Jeff Sessions’s recusal
Attorney General Jeff Sessions recused himself from the Department of Justice investigation into Russian involvement in the 2016 presidential election. A recusal is a pro-active step taken to avoid any appearance of conflicts of interest, even if there is no underlying conflict. Recusals by lawyers and judges are often required by their professional codes of conduct. Legal ethicists have deemed Sessions’s recusal, which stemmed from his interactions with the Russian ambassador prior to Trump taking office, as appropriate, but it has been roundly criticized by the president himself.

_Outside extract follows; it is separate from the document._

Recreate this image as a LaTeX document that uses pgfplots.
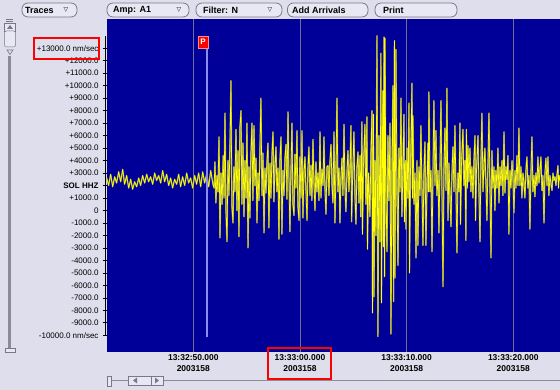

Harvey Weinstein, the #metoo movement, corporate accountability, and Congress
The sexual harassment and assault claims surrounding Harvey Weinstein jumpstarted a movement that has seen hundreds of women come forward with their own stories. The #metoo phenomenon raises questions about who had an ethical (or perhaps legal) responsibility to report sexual harassment in the workplace. In the Weinstein case, New York’s attorney general has opened an investigation.

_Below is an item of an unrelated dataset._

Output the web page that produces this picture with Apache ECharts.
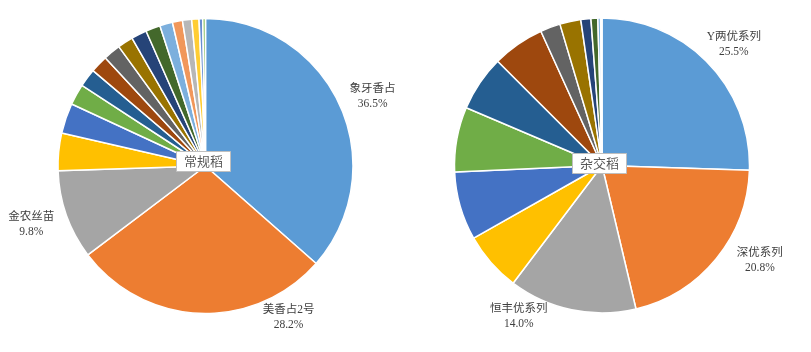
<!DOCTYPE html>
<html>
<head>
<meta charset="utf-8">
<script src="https://cdn.jsdelivr.net/npm/echarts@6/dist/echarts.min.js"></script>
<style>html,body{margin:0;padding:0;background:#fff;}#c{width:811px;height:352px;}</style>
</head>
<body>
<div id="c"></div>
<script>
// 常规稻 (conventional rice) variety shares, %
const convNames = ['象牙香占','美香占2号','金农丝苗','品种4','品种5','品种6','品种7','品种8','品种9','品种10','品种11','品种12','品种13','品种14','品种15','品种16','品种17','品种18'];
const convValues = [36.5, 28.2, 9.8, 4.1, 3.3, 2.3, 2.0, 1.9, 1.9, 1.7, 1.7, 1.6, 1.4, 1.1, 1.0, 0.8, 0.4, 0.3];
// 杂交稻 (hybrid rice) series shares, %
const hybNames = ['Y两优系列','深优系列','恒丰优系列','系列4','系列5','系列6','系列7','系列8','系列9','系列10','系列11','系列12','系列13','系列14'];
const hybValues = [25.5, 20.8, 14.0, 6.5, 7.5, 7.1, 6.1, 5.7, 2.2, 2.3, 1.1, 0.75, 0.3, 0.15];
const groupTitles = ['常规稻','杂交稻'];

const palette = ['#5B9BD5','#ED7D31','#A5A5A5','#FFC000','#4472C4','#70AD47','#255E91','#9E480E','#636363','#997300','#264478','#43682B','#7CAFDD','#F1975A','#B7B7B7','#FFCD33','#698ED0','#8CC168'];
const labelFont = "'Liberation Serif','Noto Sans CJK SC',serif";
const shownLabels = 3;

function buildData(names, values) {
  return names.map((n, i) => ({
    name: n, value: values[i],
    label: { show: i < shownLabels }
  }));
}
const convNudge = [[-9,-2.5],[120,-10.5],[7,4.5]];
const hybNudge = [[-17,-7.5],[4,-7.5],[-16,-8.5]];

function makeSeries(names, values, center, nudge) {
  return {
    type: 'pie',
    center: center,
    radius: 147.5,
    startAngle: 90,
    clockwise: true,
    avoidLabelOverlap: false,
    percentPrecision: 1,
    data: buildData(names, values),
    itemStyle: { borderColor: '#fff', borderWidth: 1.5 },
    label: {
      show: false,
      position: 'outside',
      formatter: function (p) { return p.name + '\n' + Number(p.percent).toFixed(1) + '%'; },
      fontFamily: labelFont,
      fontSize: 11.5,
      lineHeight: 15,
      color: '#404040'
    },
    labelLine: { show: false, length: 15, length2: 0 },
    labelLayout: function (p) {
      const n = nudge[p.dataIndex] || [0,0];
      return {
        x: p.labelRect.x + p.labelRect.width / 2 + n[0],
        y: p.labelRect.y + p.labelRect.height / 2 + n[1],
        align: 'center',
        verticalAlign: 'middle'
      };
    },
    emphasis: { disabled: true }
  };
}

const chart = echarts.init(document.getElementById('c'), null, { renderer: 'canvas' });
chart.setOption({
  animation: false,
  color: palette,
  title: [
    { text: groupTitles[0], left: 176, top: 151, padding: [4, 8], backgroundColor: '#fff', borderColor: '#bfbfbf', borderWidth: 1,
      textStyle: { fontFamily: "'Noto Sans CJK SC',sans-serif", fontSize: 13, fontWeight: 'normal', color: '#595959' } },
    { text: groupTitles[1], left: 572, top: 153, padding: [4, 8], backgroundColor: '#fff', borderColor: '#bfbfbf', borderWidth: 1,
      textStyle: { fontFamily: "'Noto Sans CJK SC',sans-serif", fontSize: 13, fontWeight: 'normal', color: '#595959' } }
  ],
  series: [
    makeSeries(convNames, convValues, [205.5, 166], convNudge),
    makeSeries(hybNames, hybValues, [602, 165.5], hybNudge)
  ]
});
</script>
</body>
</html>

Congress has seen its own upheaval in Weinstein’s wake, with Senator Al Franken (D-MN) and Representatives John Conyers (D-MI) and Trent Franks (R-AZ) resigning in the wake of accusations of sexual harassment. These high profile resignations have increased the level of scrutiny on both houses’ internal Ethics Committees.

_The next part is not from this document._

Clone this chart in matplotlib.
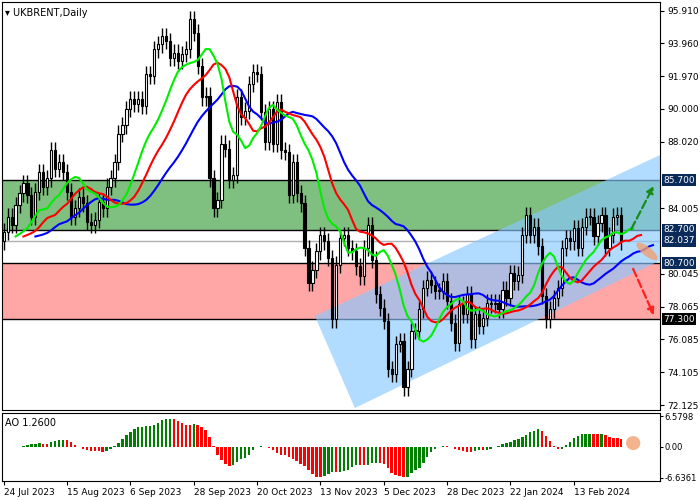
import numpy as np
import pandas as pd
import matplotlib
matplotlib.use("Agg")
import matplotlib.pyplot as plt
from matplotlib.patches import Polygon

# daily closes, 24 Jul 2023 .. 29 Feb 2024
closes = [
    82.6, 83.5, 83.0, 84.2, 84.9, 85.5,
    84.8, 83.5, 85.0, 86.2, 85.3, 85.8, 87.5, 86.4, 86.8, 86.2, 85.0, 83.5, 84.0, 84.7,
    84.3, 83.2, 83.0, 83.3, 84.4, 84.0, 85.3, 85.8, 86.8,
    88.5, 89.0, 90.0, 90.6, 90.3, 90.6, 90.2, 92.1, 92.0, 93.6, 93.9, 94.4, 94.1, 93.1,
    93.4, 92.9, 93.3, 93.6, 95.4, 94.6, 92.6,
    90.7, 90.8, 85.8, 84.0, 84.5, 87.9, 87.6, 85.7, 86.0, 90.7, 89.5, 89.9, 91.5, 92.2,
    92.1, 89.8, 88.0, 90.0, 87.9, 90.4, 87.5, 87.4,
    84.8, 86.8, 84.9, 84.3, 81.6, 79.5, 80.3, 81.4, 82.4, 82.0, 81.0, 77.3, 80.6, 82.2,
    82.4, 81.6, 81.4, 80.5, 79.9, 81.6, 83.0, 80.9,
    78.8, 78.0, 77.2, 74.3, 74.0, 75.8, 76.0, 73.2, 74.3, 76.6, 76.6, 77.9, 79.2, 79.7,
    79.4, 79.0, 79.0, 79.6, 78.4, 77.1,
    75.9, 78.2, 77.6, 78.8, 76.1, 77.6, 76.9, 77.4, 78.3, 78.2, 78.3, 77.9, 79.1, 78.6,
    80.1, 79.6, 80.0, 82.4, 83.6, 82.4, 82.9, 81.7,
    78.7, 77.3, 77.9, 78.6, 79.2, 81.6, 82.2, 82.0, 82.8, 81.6, 82.9, 83.5, 83.5, 82.3,
    83.1, 83.6, 81.6, 82.4, 83.5, 83.6, 82.0,
]
first_open = 82.0
wick = 0.5

date_labels = ["24 Jul 2023", "15 Aug 2023", "6 Sep 2023", "28 Sep 2023", "20 Oct 2023",
               "13 Nov 2023", "5 Dec 2023", "28 Dec 2023", "22 Jan 2024", "13 Feb 2024"]
price_ticks = [95.910, 93.960, 91.970, 90.000, 88.020, 84.005, 80.045, 78.065,
               76.085, 74.105, 72.125]
green_zone = (82.7, 85.7)
red_zone = (77.3, 80.7)
last_price = 82.037
ao_ticks = [6.5798, 0.0, -6.6361]

closes = np.array(closes)
opens = np.concatenate([[first_open], closes[:-1]])
highs = np.maximum(opens, closes) + wick
lows = np.minimum(opens, closes) - wick
n = len(closes)
idx = np.arange(n)
mid = pd.Series((highs + lows) / 2)

fig = plt.figure(figsize=(7, 5), dpi=100)
ax = fig.add_axes([0.003, 0.18, 0.94, 0.816])
ax2 = fig.add_axes([0.003, 0.038, 0.94, 0.136])
xlim = (-0.4, 165.8)

# zones
ax.axhspan(*green_zone, color="#008000", alpha=0.5, lw=0, zorder=0)
ax.axhspan(*red_zone, color="#ff5050", alpha=0.5, lw=0, zorder=0)
for lv in [green_zone[1], green_zone[0], red_zone[1], red_zone[0]]:
    ax.axhline(lv, color="black", lw=1, zorder=1)
ax.axhline(last_price, color="#b0b0b0", lw=1, zorder=1)

# channel
chan = Polygon([(78.6, 77.5), (167.8, 87.44), (178.4, 82.3), (88.7, 71.95)],
               closed=True, color="#88c8ff", alpha=0.65, lw=0, zorder=2)
ax.add_patch(chan)

# candles
for i in idx:
    o, c = opens[i], closes[i]
    ax.vlines(i, lows[i], highs[i], color="black", lw=1, zorder=3)
    fc = "white" if c >= o else "black"
    ax.bar(i, max(abs(c - o), 0.05), bottom=min(o, c), width=0.55,
           facecolor=fc, edgecolor="black", lw=0.8, zorder=4)

# alligator
def smma(s, p):
    return s.ewm(alpha=1.0 / p, adjust=False).mean()

for p, sh, col in [(13, 8, "#0000ff"), (8, 5, "#ff0000"), (5, 3, "#00ee00")]:
    line = smma(mid, p)
    ax.plot(idx + sh, line, color=col, lw=1.5, zorder=5)

# forecast arrows
ax.annotate("", xy=(164.5, 85.5), xytext=(158.2, 82.6),
            arrowprops=dict(arrowstyle="-|>", ls="--", color="#1a8a1a", lw=1.6), zorder=6)
ax.annotate("", xy=(164.5, 77.4), xytext=(158.7, 80.5),
            arrowprops=dict(arrowstyle="-|>", ls="--", color="#ff2020", lw=1.6), zorder=6)
t = np.linspace(0, 2 * np.pi, 60)
a, b, ang = 13, 4.5, np.deg2rad(-38)
ex = a * np.cos(t) * np.cos(ang) - b * np.sin(t) * np.sin(ang)
ey = a * np.cos(t) * np.sin(ang) + b * np.sin(t) * np.cos(ang)
ax.fill(162.5 + ex / 3.96, 81.4 + ey / 16.65, color="#f0a070", alpha=0.8, lw=0, zorder=6)

ax.set_xlim(*xlim)
ax.set_ylim(71.83, 96.45)
ax.yaxis.tick_right()
ax.set_yticks(price_ticks)
ax.set_yticklabels([f"{v:.3f}" for v in price_ticks], fontsize=6.5)
ax.set_xticks([])
ax.tick_params(axis="y", length=3, pad=2)
for lv, bg in [(85.7, "#0a2a5a"), (82.7, "#0a2a5a"), (82.037, "#0a2a5a"),
               (80.7, "#0a2a5a"), (77.3, "black")]:
    ax.text(1.005, lv, f"{lv:.3f}", transform=ax.get_yaxis_transform(), fontsize=6.5,
            color="white", va="center", ha="left",
            bbox=dict(boxstyle="square,pad=0.15", fc=bg, ec="none"))
ax.text(0.005, 0.985, "\u25BE UKBRENT,Daily", transform=ax.transAxes, fontsize=7,
        va="top", ha="left")

# awesome oscillator
ao = (mid.rolling(5, min_periods=1).mean() - mid.rolling(34, min_periods=1).mean()).values
ao_col = ["#008000" if i == 0 or ao[i] >= ao[i - 1] else "#ff0000" for i in idx]
ax2.bar(idx, ao, width=0.6, color=ao_col)
ax2.fill(159 + 1.8 * np.cos(t), ao[-1] / 2 + 1.5 * np.sin(t), color="#f0a070",
         alpha=0.8, lw=0)
ax2.set_xlim(*xlim)
ax2.set_ylim(-7.3, 7.3)
ax2.yaxis.tick_right()
ax2.set_yticks(ao_ticks)
ax2.set_yticklabels(["6.5798", "0.00", "-6.6361"], fontsize=6)
ax2.tick_params(axis="y", length=2, pad=1)
ax2.set_xticks(np.arange(0, 160, 16))
ax2.set_xticklabels(date_labels, fontsize=6.5, ha="left")
ax2.tick_params(axis="x", length=3, pad=2)
ax2.text(0.005, 0.93, "AO 1.2600", transform=ax2.transAxes, fontsize=7, va="top")

fig.savefig("out.png", dpi=100)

Travel, gifts, and Justin Trudeau
Tom Price, the former secretary of Health and Human Services, resigned after revelations that his use of private jets and government aircraft had cost taxpayers millions of dollars. Secretary of the Interior Ryan Zinke has also drawn criticism for possible abuses related to travel. This is not an exclusively American problem. In December, Mary Dawson, Canada’s commissioner for conflicts-of-interest and ethics, ruled that Prime Minister Justin Trudeau violated that country’s conflict-of-interest law when he vacationed, free of charge, on billionaire Aga Khan’s private Caribbean island.